More Americans are now in the hospital with Covid-19 than at any other point since late August, causing some states to nearly run out of hospital beds, as coronavirus infections continue to increase nationwide ahead of a potential end-of-year surge.
Some 37,048 coronavirus patients were hospitalized as of Wednesday, the highest level in almost two months according to new data from the COVID Tracking Project, though total hospitalizations are still below their mid-April peak of almost 60,000.
Among hospitalized patients, 7,156 were in ICUs and 1,776 are currently on ventilators — both of those numbers have increased slightly in recent weeks.
Texas leads the nation with more than 4,000 patients in hospitals, followed by California and Florida, though all three states’ hospital counts declined since the summer.

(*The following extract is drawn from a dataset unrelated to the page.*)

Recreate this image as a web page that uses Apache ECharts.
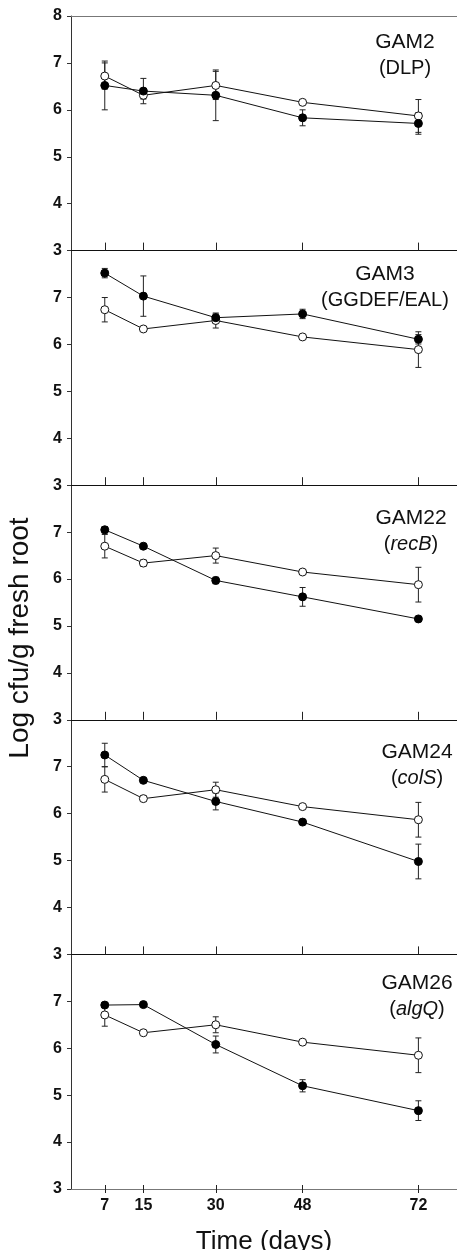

Hospitalizations and new cases soared in Wisconsin over the last month, and officials opened an emergency field hospital near Milwaukee this week as medical centers across the state fear they will run out of space.
Hospital numbers are also on the rise across other parts of the Midwest and South: Missouri reported a new record this week, and levels in Kentucky and Ohio are both within striking distance of their summertime peaks.
217,933. That’s the total number of Americans who have died from Covid-19, according to figures from Johns Hopkins University. Daily fatalities are still below their peak in April, but they remain steady at more than 700 per day.
When the coronavirus first surged in the New York City area, some hospitals nearly buckled under the pressure, contending with thousands of sick patients and inadequate protective equipment. Covid-19 cases gradually decreased nationwide but never fully subsided. The West Coast and Deep South dealt with cascading upticks after states loosened coronavirus restrictions during the summer, and the Midwest and small states like South Dakota are now struggling to open up more hospital capacity as new infections surge. Some experts warn cases could spike yet again over the fall and winter, straining the nation’s medical system and making it tough to get sick patients the medical attention they need.
“When we see an overwhelming number of patients get infected, a lot of them are going to need hospitalization and support,” Dara Kass, a New York-based emergency room physician, told CBS News on Thursday. “We’re seeing hospitals in Wisconsin be overwhelmed with no ICU beds … This is a big concern of those of us who are looking to prevent as many deaths as possible.”